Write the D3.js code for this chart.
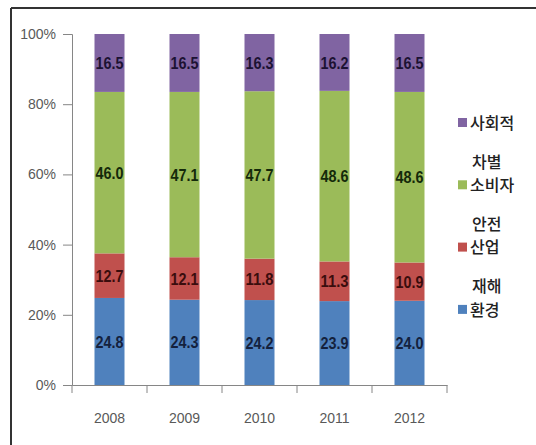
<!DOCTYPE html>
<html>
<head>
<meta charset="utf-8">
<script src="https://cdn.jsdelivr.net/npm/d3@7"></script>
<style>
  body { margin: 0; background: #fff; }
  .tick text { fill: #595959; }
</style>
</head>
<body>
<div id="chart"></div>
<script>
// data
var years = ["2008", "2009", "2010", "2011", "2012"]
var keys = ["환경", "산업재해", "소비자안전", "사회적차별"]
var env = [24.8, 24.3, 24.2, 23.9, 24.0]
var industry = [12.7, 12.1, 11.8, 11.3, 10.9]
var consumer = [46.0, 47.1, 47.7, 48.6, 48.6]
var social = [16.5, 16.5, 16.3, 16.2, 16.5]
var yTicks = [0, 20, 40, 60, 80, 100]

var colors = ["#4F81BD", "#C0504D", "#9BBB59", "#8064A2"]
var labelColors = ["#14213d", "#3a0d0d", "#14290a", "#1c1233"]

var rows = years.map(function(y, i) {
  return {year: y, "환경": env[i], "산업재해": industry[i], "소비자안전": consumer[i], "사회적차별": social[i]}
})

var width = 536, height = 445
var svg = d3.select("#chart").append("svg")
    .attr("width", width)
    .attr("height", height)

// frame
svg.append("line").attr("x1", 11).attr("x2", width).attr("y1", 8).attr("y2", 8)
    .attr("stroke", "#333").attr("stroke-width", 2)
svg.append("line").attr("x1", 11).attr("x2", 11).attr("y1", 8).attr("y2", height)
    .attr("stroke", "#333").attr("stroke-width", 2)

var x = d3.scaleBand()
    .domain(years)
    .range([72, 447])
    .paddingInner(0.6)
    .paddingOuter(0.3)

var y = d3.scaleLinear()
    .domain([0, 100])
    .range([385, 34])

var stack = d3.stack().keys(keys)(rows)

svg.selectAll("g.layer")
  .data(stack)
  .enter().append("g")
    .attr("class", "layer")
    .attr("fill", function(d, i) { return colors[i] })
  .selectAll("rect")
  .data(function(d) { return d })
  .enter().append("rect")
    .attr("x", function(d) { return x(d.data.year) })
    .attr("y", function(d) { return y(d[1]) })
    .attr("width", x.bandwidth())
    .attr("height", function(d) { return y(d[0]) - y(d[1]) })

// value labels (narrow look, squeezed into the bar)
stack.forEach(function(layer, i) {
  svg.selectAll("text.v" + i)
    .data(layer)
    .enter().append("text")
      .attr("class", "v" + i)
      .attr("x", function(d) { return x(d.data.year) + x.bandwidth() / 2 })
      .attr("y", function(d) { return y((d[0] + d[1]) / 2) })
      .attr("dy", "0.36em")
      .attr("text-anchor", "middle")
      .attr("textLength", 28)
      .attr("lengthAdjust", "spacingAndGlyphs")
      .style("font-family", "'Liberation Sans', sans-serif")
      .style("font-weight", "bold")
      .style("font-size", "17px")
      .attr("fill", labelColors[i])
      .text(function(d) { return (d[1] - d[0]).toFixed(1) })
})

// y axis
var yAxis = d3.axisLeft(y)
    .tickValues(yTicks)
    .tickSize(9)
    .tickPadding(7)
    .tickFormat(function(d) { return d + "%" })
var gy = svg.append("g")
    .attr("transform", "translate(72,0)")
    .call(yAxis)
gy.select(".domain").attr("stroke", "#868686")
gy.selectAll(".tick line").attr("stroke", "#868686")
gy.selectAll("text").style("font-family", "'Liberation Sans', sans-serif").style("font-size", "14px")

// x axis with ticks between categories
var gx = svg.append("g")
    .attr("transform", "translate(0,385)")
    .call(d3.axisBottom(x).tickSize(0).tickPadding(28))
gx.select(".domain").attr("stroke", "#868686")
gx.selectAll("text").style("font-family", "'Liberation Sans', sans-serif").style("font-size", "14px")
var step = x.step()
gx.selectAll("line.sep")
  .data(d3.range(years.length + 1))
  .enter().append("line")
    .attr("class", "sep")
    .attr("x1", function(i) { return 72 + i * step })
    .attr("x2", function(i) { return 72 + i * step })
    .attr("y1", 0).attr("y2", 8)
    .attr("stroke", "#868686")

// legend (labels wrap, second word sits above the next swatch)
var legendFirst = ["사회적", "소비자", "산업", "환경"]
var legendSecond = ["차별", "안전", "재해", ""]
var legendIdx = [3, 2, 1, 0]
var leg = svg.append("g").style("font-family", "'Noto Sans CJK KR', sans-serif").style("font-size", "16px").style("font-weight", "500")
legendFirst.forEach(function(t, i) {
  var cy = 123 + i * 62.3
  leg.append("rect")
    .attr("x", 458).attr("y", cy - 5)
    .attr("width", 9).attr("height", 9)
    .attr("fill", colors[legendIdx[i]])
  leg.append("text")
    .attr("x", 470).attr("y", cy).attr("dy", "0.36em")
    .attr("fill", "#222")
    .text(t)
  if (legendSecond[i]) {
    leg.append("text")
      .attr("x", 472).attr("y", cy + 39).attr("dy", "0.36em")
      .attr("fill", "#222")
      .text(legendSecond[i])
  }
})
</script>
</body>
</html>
━━━━━━
**TASK PROMPT:** Starting at the top of the listing above, please restate word for word each line up to and including the one that holds "var stack = d3.stack().keys(keys)(rows)", omitting every image.

**RESPONSE TO THE EXERCISE:**
Write the D3.js code for this chart.
<!DOCTYPE html>
<html>
<head>
<meta charset="utf-8">
<script src="https://cdn.jsdelivr.net/npm/d3@7"></script>
<style>
  body { margin: 0; background: #fff; }
  .tick text { fill: #595959; }
</style>
</head>
<body>
<div id="chart"></div>
<script>
// data
var years = ["2008", "2009", "2010", "2011", "2012"]
var keys = ["환경", "산업재해", "소비자안전", "사회적차별"]
var env = [24.8, 24.3, 24.2, 23.9, 24.0]
var industry = [12.7, 12.1, 11.8, 11.3, 10.9]
var consumer = [46.0, 47.1, 47.7, 48.6, 48.6]
var social = [16.5, 16.5, 16.3, 16.2, 16.5]
var yTicks = [0, 20, 40, 60, 80, 100]

var colors = ["#4F81BD", "#C0504D", "#9BBB59", "#8064A2"]
var labelColors = ["#14213d", "#3a0d0d", "#14290a", "#1c1233"]

var rows = years.map(function(y, i) {
  return {year: y, "환경": env[i], "산업재해": industry[i], "소비자안전": consumer[i], "사회적차별": social[i]}
})

var width = 536, height = 445
var svg = d3.select("#chart").append("svg")
    .attr("width", width)
    .attr("height", height)

// frame
svg.append("line").attr("x1", 11).attr("x2", width).attr("y1", 8).attr("y2", 8)
    .attr("stroke", "#333").attr("stroke-width", 2)
svg.append("line").attr("x1", 11).attr("x2", 11).attr("y1", 8).attr("y2", height)
    .attr("stroke", "#333").attr("stroke-width", 2)

var x = d3.scaleBand()
    .domain(years)
    .range([72, 447])
    .paddingInner(0.6)
    .paddingOuter(0.3)

var y = d3.scaleLinear()
    .domain([0, 100])
    .range([385, 34])

var stack = d3.stack().keys(keys)(rows)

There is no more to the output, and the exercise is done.